Al Brancati Miko Magistro trionfa con “Il Gallo” tra onorabilità perduta e fanatismo sessuale

Al Brancati Miko Magistro trionfa con “Il Gallo” tra onorabilità perduta e fanatismo sessuale

CATANIA – La Catania fascista, orgogliosa della sua virilità e dei suoi valori borghesi dove la vanità maschile legata agli stereotipi sessuali diventa specchio sociale di un vuoto profondo di valori morali viene raccontata attraverso le pagine di brancatiana memoria del “Bell’Antonio” nella riduzione de “Il Gallo” di Tullio Kezic, in scena fino al sei maggio al teatro Brancati di Catania.

Il rapporto con l’eros considerato come qualcosa di cui vantarsi e da trasmettere come valore assoluto ai propri figli, i quali devono tutelare l’onorabilità sessuale della famiglia, sotto la sapiente regia di Federico Magnano San Lio, vede abbattere il sottile muro tra vita pubblica e privata fino a diventare argomento di scherno, emarginazione e disonore in una società estremamente chiusa e conservatrice.

Padrone e signore indiscusso della scena Miko Magistro volto e voce di Alfio Magnano padre ferito nell’onore dall’impotenza sessuale di quel figlio tanto amato, invidiato ed osannato per la sua bellezza fisica ritenuto da tutte le donne sposate, signorine, prostitute e suore un focoso ed appassionato amante che al solo passaggio suscita desideri e pulsioni incontrollabili.

Tutta l’azione drammaturgica si muove attorno alla figura di un intenso e straordinario Miko Magistro che dopo la vergogna dell’annullamento del matrimonio dell’unico figlio maschio, un eccellente Massimo Giustolisi, dalla sacra rota per mancata consumazione con la giovane ed ancora illibata Barbara Puglisi, una convincente Eleonora Sicurella, figlia del notaio Puglisi, il sempre bravo Riccardo Maria Tarci, cercherà di riacquistare quell’onore perduto, nel modo più infimo per un uomo esempio del gallismo più puro, morendo sotto le bombe della seconda guerra mondiale tra le braccia della procace prostituta Mariuccia, interpretata da Giada Caponetti.

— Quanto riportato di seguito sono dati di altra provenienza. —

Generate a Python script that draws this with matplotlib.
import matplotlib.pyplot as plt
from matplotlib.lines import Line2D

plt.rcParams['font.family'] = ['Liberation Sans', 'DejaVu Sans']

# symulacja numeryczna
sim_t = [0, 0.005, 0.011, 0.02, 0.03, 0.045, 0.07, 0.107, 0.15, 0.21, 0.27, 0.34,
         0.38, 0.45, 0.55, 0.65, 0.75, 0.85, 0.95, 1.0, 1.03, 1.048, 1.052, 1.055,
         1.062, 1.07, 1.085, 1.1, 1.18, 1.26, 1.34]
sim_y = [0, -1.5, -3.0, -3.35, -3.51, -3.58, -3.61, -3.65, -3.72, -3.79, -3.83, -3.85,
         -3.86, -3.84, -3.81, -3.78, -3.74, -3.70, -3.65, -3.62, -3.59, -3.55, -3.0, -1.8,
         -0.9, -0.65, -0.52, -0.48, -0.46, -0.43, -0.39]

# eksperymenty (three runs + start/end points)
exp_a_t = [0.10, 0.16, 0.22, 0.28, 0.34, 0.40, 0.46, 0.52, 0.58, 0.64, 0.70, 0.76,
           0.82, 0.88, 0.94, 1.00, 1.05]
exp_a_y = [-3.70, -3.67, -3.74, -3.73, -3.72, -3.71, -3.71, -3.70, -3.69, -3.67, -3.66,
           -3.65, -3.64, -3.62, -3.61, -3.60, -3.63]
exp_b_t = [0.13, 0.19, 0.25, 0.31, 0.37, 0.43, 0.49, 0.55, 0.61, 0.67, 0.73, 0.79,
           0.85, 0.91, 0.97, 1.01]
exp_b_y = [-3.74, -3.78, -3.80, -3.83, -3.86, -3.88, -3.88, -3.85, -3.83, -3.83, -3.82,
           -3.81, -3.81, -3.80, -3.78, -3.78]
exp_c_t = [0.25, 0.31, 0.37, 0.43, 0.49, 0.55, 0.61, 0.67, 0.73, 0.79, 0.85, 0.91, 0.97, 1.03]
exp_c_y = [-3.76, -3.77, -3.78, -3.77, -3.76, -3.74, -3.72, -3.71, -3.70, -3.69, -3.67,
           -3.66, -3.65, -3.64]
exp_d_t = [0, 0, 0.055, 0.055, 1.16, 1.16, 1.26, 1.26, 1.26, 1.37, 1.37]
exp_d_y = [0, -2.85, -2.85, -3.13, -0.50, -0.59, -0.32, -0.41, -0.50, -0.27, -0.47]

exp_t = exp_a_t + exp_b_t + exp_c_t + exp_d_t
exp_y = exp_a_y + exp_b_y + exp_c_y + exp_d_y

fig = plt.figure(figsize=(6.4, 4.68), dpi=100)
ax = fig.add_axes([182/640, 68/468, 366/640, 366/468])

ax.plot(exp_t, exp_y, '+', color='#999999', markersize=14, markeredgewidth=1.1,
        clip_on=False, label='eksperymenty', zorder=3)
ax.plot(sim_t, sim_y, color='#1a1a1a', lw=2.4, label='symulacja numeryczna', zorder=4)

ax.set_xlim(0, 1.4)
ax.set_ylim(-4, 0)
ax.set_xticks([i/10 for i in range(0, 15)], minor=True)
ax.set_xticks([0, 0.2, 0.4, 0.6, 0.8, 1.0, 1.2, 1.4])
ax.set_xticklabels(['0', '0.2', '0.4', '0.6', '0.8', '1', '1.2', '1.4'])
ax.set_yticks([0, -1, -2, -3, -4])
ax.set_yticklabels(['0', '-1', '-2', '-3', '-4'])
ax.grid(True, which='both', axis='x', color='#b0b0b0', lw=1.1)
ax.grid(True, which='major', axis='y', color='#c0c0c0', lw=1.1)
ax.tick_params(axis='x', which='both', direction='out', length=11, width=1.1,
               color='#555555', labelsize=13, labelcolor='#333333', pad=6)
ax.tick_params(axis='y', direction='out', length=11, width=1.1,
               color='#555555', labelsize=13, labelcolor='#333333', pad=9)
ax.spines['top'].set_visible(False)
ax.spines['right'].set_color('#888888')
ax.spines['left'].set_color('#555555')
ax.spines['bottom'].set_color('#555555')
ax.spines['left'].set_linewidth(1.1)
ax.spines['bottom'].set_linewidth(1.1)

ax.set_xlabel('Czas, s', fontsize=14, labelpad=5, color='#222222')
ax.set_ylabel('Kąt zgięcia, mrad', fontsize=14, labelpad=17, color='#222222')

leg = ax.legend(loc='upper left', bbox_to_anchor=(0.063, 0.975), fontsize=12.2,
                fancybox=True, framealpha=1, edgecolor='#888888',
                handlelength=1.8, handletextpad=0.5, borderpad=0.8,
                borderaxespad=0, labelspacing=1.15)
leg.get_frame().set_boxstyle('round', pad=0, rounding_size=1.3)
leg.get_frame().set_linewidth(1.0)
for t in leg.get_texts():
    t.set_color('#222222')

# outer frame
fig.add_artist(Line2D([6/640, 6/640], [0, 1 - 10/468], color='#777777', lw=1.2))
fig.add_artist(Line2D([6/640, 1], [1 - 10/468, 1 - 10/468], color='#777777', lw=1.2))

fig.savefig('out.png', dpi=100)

Pregevole l’interpretazione di Olivia Spigarelli nel ruolo di Rosaria Magnano, madre e moglie coraggiosa che, in un elegante scena mobile curata da Riccardo Perricone con le musiche di Germano Mazzocchetti, ha saputo rendere vivo il dolore di una madre combattuta tra la delicatezza interiore del figlio incapace di amare sessualmente la donna amata e gli eccessi maschilisti del marito anche quando in preda alla sconfitta di un figlio impotente confessa all’obbediente e devota moglie i numerosi tradimenti e i tanti figli sparsi in giro per Catania.

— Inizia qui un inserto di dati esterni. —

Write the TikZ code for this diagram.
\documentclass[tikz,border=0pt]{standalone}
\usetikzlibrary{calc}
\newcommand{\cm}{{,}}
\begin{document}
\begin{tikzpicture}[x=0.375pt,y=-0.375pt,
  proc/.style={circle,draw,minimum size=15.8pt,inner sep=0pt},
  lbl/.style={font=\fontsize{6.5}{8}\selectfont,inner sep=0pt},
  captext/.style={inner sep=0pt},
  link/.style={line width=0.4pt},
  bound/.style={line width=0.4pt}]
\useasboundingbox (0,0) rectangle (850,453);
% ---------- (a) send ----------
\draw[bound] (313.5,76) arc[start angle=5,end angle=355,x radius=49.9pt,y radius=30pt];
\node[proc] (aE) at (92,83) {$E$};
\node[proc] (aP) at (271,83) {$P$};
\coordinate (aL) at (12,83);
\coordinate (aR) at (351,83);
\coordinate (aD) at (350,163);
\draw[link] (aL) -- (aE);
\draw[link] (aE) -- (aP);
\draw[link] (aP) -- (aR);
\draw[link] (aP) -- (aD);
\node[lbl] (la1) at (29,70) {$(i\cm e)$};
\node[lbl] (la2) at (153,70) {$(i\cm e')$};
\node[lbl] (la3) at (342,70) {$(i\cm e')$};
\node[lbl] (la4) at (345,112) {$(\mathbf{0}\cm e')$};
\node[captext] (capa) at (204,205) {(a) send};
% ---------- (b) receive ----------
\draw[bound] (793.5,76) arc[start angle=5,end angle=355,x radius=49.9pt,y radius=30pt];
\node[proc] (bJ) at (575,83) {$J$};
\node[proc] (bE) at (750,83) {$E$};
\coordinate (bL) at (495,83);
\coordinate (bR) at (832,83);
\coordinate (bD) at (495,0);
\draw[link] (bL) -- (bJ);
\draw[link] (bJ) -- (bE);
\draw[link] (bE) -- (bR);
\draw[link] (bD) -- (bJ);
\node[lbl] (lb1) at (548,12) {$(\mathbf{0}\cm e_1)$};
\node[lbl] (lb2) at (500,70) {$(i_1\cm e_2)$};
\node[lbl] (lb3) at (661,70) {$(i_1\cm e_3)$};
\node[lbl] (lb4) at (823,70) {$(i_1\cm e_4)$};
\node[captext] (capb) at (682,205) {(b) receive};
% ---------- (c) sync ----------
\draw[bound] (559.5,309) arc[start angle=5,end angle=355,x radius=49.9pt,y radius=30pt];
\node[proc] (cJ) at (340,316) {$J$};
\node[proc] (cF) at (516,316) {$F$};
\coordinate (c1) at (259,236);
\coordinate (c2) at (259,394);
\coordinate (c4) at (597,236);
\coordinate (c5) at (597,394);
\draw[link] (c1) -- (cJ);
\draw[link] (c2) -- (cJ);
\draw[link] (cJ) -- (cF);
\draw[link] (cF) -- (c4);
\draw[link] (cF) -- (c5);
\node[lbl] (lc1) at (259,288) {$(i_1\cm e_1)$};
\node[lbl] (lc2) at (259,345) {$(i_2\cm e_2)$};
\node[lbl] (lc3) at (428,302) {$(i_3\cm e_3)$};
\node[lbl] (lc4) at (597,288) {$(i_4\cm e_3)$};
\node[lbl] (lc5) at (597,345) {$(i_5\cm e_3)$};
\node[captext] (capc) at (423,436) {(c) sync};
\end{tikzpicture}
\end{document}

Strepitosa Irene Tetto che nel ruolo della zitella Elena Ardizzone innamorata da sempre del bell’Antonio dona alla messa in scena uno sprint in più tra il comico e il drammatico come quando confessa stizzita al gallo Magnano che la nuora sta per sposarsi con il duca di Bronte. Grande emozione per la scena finale di questo dramma sociale censurato spesso dal controllo dei ben pensanti che per la prima volta pone l’attenzione sul tabù dell’impotenza maschile in cui il mito della mascolinità catanese viene recuperato attraverso l’onorabilità di una morte degna di un vero uomo che sa far godere una donna come solo il gallo Alfio Magnano sa fare.

Completano il cast Carlo Ferreri nel ruolo di Padre Raffaele che di fronte all’evidenza dei fatti si scontra con i genitori di Antonio nascondendosi dietro dogmi e fede cristiana, Raffaella Bella la madre della giovane Barbara Puglisi che tenta di circuire il genero cercando di salvarlo dalla sua impotenza e Camillo Mascolino nelle vesti dell’avvocato fascista Carlo Ardizzone.